Trump allies have since expressed interest in installing more radical judges on the courts, casting doubt on who his closest advisers on the matter would be if he’s in the White House another four years.

“The big question I think here is will Trump continue that approach, or will he just kind of give into what seems to be his ‘natural impulsiveness’ and just kind of go with his gut as to who would be a good person to serve as a judge,” said Neily. “There are few people with worse instincts on that than Donald Trump.”

Biden’s legacy

President Joe Biden greets Justice Ketanji Brown Jackson.
President Joe Biden greets Justice Ketanji Brown Jackson ahead of his State of the Union address this year. | Shawn Thew/AP

While Biden had fewer opportunities than his predecessor to remake the Supreme Court and federal appellate benches, his raw number of judicial appointees is expected to rival Trump’s. The former president tapped 234 judges for lifetime posts.

Neily called Biden’s focus on elevating jurists with a history of challenging the government one of the “most enlightened and potentially momentous elements” of the president’s legacy on judicial appointments.

Biden flipped one federal appellate court — the 2nd U.S. Circuit Court of Appeals in New York — to a Democratic majority.

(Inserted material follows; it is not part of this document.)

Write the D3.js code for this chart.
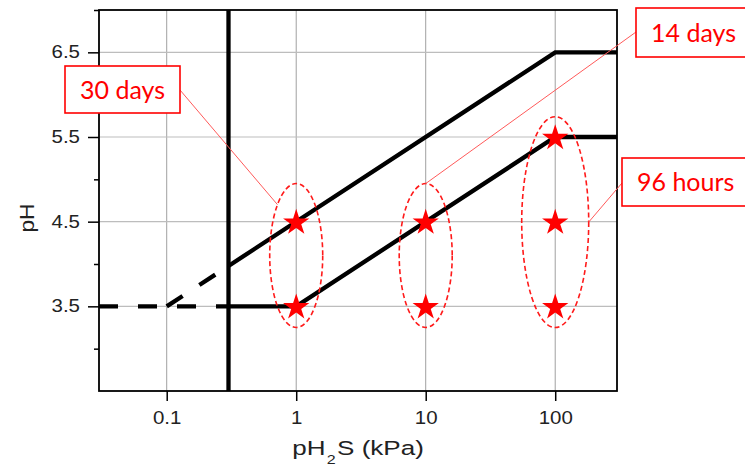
<!DOCTYPE html>
<html><head><meta charset="utf-8">
<script src="https://cdn.jsdelivr.net/npm/d3@7"></script>
<style>body{margin:0;background:#fff}svg{display:block}</style>
</head><body>
<svg id="chart" width="745" height="468"></svg>
<script>
// ---- data ----
const xDomain = [0.03, 300];
const yDomain = [2.5, 7];
const xTicks = [0.1, 1, 10, 100];
const xTickLabels = ["0.1", "1", "10", "100"];
const yTicks = [3.5, 4.5, 5.5, 6.5];
const yTickLabels = ["3.5", "4.5", "5.5", "6.5"];
const yMinorTicks = [3, 4, 5, 6, 7];
const limitX = 0.3;
const lowerDashed = [[0.03, 3.5], [0.3, 3.5]];
const lowerSolid = [[0.3, 3.5], [1, 3.5], [100, 5.5], [300, 5.5]];
const upperDashed = [[0.1, 3.5], [0.3, 3.977]];
const upperSolid = [[0.3, 3.977], [100, 6.5], [300, 6.5]];
const testPoints = [[1, 3.5], [1, 4.5], [10, 3.5], [10, 4.5], [100, 3.5], [100, 4.5], [100, 5.5]];
const groupX = [1, 10, 100];
const groupTop = [4.95, 4.95, 5.74];
const groupBottom = [3.25, 3.25, 3.25];
const groupLabels = ["30 days", "14 days", "96 hours"];

// ---- layout ----
const M = {left: 99, top: 10, right: 617, bottom: 391};
const FONT = "'Liberation Sans', Arial, sans-serif";
const SX = 1.17; // horizontal stretch of the reference's axis text
const svg = d3.select("#chart");
const x = d3.scaleLog().domain(xDomain).range([M.left, M.right]);
const y = d3.scaleLinear().domain(yDomain).range([M.bottom, M.top]);
const W = M.right - M.left, H = M.bottom - M.top;

// grid
svg.append("g").selectAll("line").data(xTicks).join("line")
  .attr("x1", d => x(d)).attr("x2", d => x(d)).attr("y1", M.top).attr("y2", M.bottom)
  .attr("stroke", "#a0a0a0").attr("stroke-width", 1);
svg.append("g").selectAll("line").data(yTicks).join("line")
  .attr("x1", M.left).attr("x2", M.right).attr("y1", d => y(d)).attr("y2", d => y(d))
  .attr("stroke", "#bdbdbd").attr("stroke-width", 1.2);

// axes
const xAxis = d3.axisBottom(x).tickValues(xTicks).tickFormat((d, i) => xTickLabels[i]).tickSize(10).tickPadding(11);
const gx = svg.append("g").attr("transform", `translate(0,${M.bottom})`).call(xAxis);
gx.select(".domain").remove();
gx.selectAll(".tick line").attr("stroke", "#000").attr("stroke-width", 1.5);
gx.selectAll(".tick text").attr("font-family", FONT).attr("font-size", 17.5).attr("fill", "#222")
  .attr("transform", `scale(${SX},1)`);

const yAxis = d3.axisLeft(y).tickValues(yTicks).tickFormat((d, i) => yTickLabels[i]).tickSize(11).tickPadding(8);
const gy = svg.append("g").attr("transform", `translate(${M.left},0)`).call(yAxis);
gy.select(".domain").remove();
gy.selectAll(".tick line").attr("stroke", "#000").attr("stroke-width", 1.5);
gy.selectAll(".tick text").attr("font-family", FONT).attr("font-size", 17.5).attr("fill", "#222")
  .attr("x", -19 / SX).attr("transform", `scale(${SX},1)`);
const yAxisMinor = d3.axisLeft(y).tickValues(yMinorTicks).tickFormat("").tickSize(5);
const gym = svg.append("g").attr("transform", `translate(${M.left},0)`).call(yAxisMinor);
gym.select(".domain").remove();
gym.selectAll(".tick line").attr("stroke", "#000").attr("stroke-width", 1.5);

// frame
svg.append("rect").attr("x", M.left).attr("y", M.top).attr("width", W).attr("height", H)
  .attr("fill", "none").attr("stroke", "#000").attr("stroke-width", 1.8);

// axis titles
const xtG = svg.append("g");
const xt = xtG.append("text").attr("x", 0).attr("y", 0)
  .attr("text-anchor", "middle").attr("font-family", FONT)
  .attr("font-size", 19.5).attr("fill", "#222");
xt.append("tspan").text("pH");
xt.append("tspan").text("2").attr("font-size", 12).attr("dy", 8.5).attr("dx", 1);
xt.append("tspan").text("S (kPa)").attr("dy", -8.5).attr("dx", 1);
const xtw = xt.node().getComputedTextLength() || 100;
xtG.attr("transform", `translate(${(M.left + M.right) / 2},455) scale(${129 / xtw},1)`);

const ytG = svg.append("g");
const yt = ytG.append("text").attr("text-anchor", "middle").attr("font-family", FONT)
  .attr("font-size", 19.5).attr("fill", "#222").text("pH");
const ytw = yt.node().getComputedTextLength() || 25;
ytG.attr("transform", `translate(34,218) rotate(-90) scale(${29 / ytw},1)`);

// boundary lines
const line = d3.line().x(d => x(d[0])).y(d => y(d[1]));
const plot = svg.append("g");
plot.append("line").attr("x1", x(limitX)).attr("x2", x(limitX)).attr("y1", M.top).attr("y2", M.bottom)
  .attr("stroke", "#000").attr("stroke-width", 4.3);
[lowerSolid, upperSolid].forEach(p => plot.append("path").attr("d", line(p))
  .attr("fill", "none").attr("stroke", "#000").attr("stroke-width", 4.3).attr("stroke-linejoin", "miter"));
[lowerDashed, upperDashed].forEach(p => plot.append("path").attr("d", line(p))
  .attr("fill", "none").attr("stroke", "#000").attr("stroke-width", 4.3).attr("stroke-dasharray", "19,20"));

// ellipses
const rxOf = i => i === 2 ? 33.5 : 26.5;
groupX.forEach((gxv, i) => {
  const cy = (y(groupTop[i]) + y(groupBottom[i])) / 2;
  const ry = (y(groupBottom[i]) - y(groupTop[i])) / 2;
  plot.append("ellipse").attr("cx", x(gxv)).attr("cy", cy).attr("rx", rxOf(i)).attr("ry", ry)
    .attr("fill", "none").attr("stroke", "#ff1a1a").attr("stroke-width", 1.6).attr("stroke-dasharray", "5,3");
});

// stars
plot.selectAll("path.star").data(testPoints).join("path").attr("class", "star")
  .attr("d", d3.symbol(d3.symbolStar, 215))
  .attr("transform", d => `translate(${x(d[0])},${y(d[1]) + 1})`)
  .attr("fill", "#ff0000");

// callouts
function ellipsePoint(i, angleDeg) {
  const cy = (y(groupTop[i]) + y(groupBottom[i])) / 2;
  const ry = (y(groupBottom[i]) - y(groupTop[i])) / 2;
  const a = angleDeg * Math.PI / 180;
  return [x(groupX[i]) + rxOf(i) * Math.cos(a), cy - ry * Math.sin(a)];
}
const callouts = [
  {i: 0, box: [65, 66, 115, 47], from: [180, 90], angle: 135},
  {i: 1, box: [636, 8, 115, 49], from: [636, 32], angle: 90},
  {i: 2, box: [622, 158, 130, 48], from: [622, 183], angle: 0}
];
callouts.forEach(c => {
  const to = ellipsePoint(c.i, c.angle);
  svg.append("line").attr("x1", c.from[0]).attr("y1", c.from[1]).attr("x2", to[0]).attr("y2", to[1])
    .attr("stroke", "#ff5a5a").attr("stroke-width", 1);
  svg.append("rect").attr("x", c.box[0]).attr("y", c.box[1]).attr("width", c.box[2]).attr("height", c.box[3])
    .attr("fill", "#fff").attr("stroke", "#ff0000").attr("stroke-width", 1.6);
  svg.append("text").attr("x", c.box[0] + (c.i === 0 ? c.box[2] / 2 : 15)).attr("y", c.box[1] + c.box[3] / 2 + 9)
    .attr("text-anchor", c.i === 0 ? "middle" : "start")
    .attr("font-family", "Lato, sans-serif").attr("font-size", 25).attr("fill", "#ff0000").text(groupLabels[c.i]);
});
</script>
</body></html>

He cemented an all-Democratic-appointed roster of judges on the 1st U.S. Circuit Court of Appeals in Massachusetts and reinforced the party’s presence on the 4th Circuit in Virginia, which hears a lot of pipeline cases.

And he replaced one liberal Supreme Court justice — Stephen Breyer — with Ketanji Brown Jackson, the first Black woman to be elevated to the nation’s highest bench.

“There just weren’t those vacancies,” said Tobias, recalling the court openings that Republicans held open for Trump after the Obama administration. “Trump did not return that favor to Democrats at the end of his term.”

Tobias said he expects Biden, a former senator and member of the Senate Judiciary Committee, to keep the chamber at work on judicial appointees until the White House changes hands. There are 44 vacancies currently and 15 nominees pending.

“I think he’s committed to that,” Tobias said, “working to the bitter end.”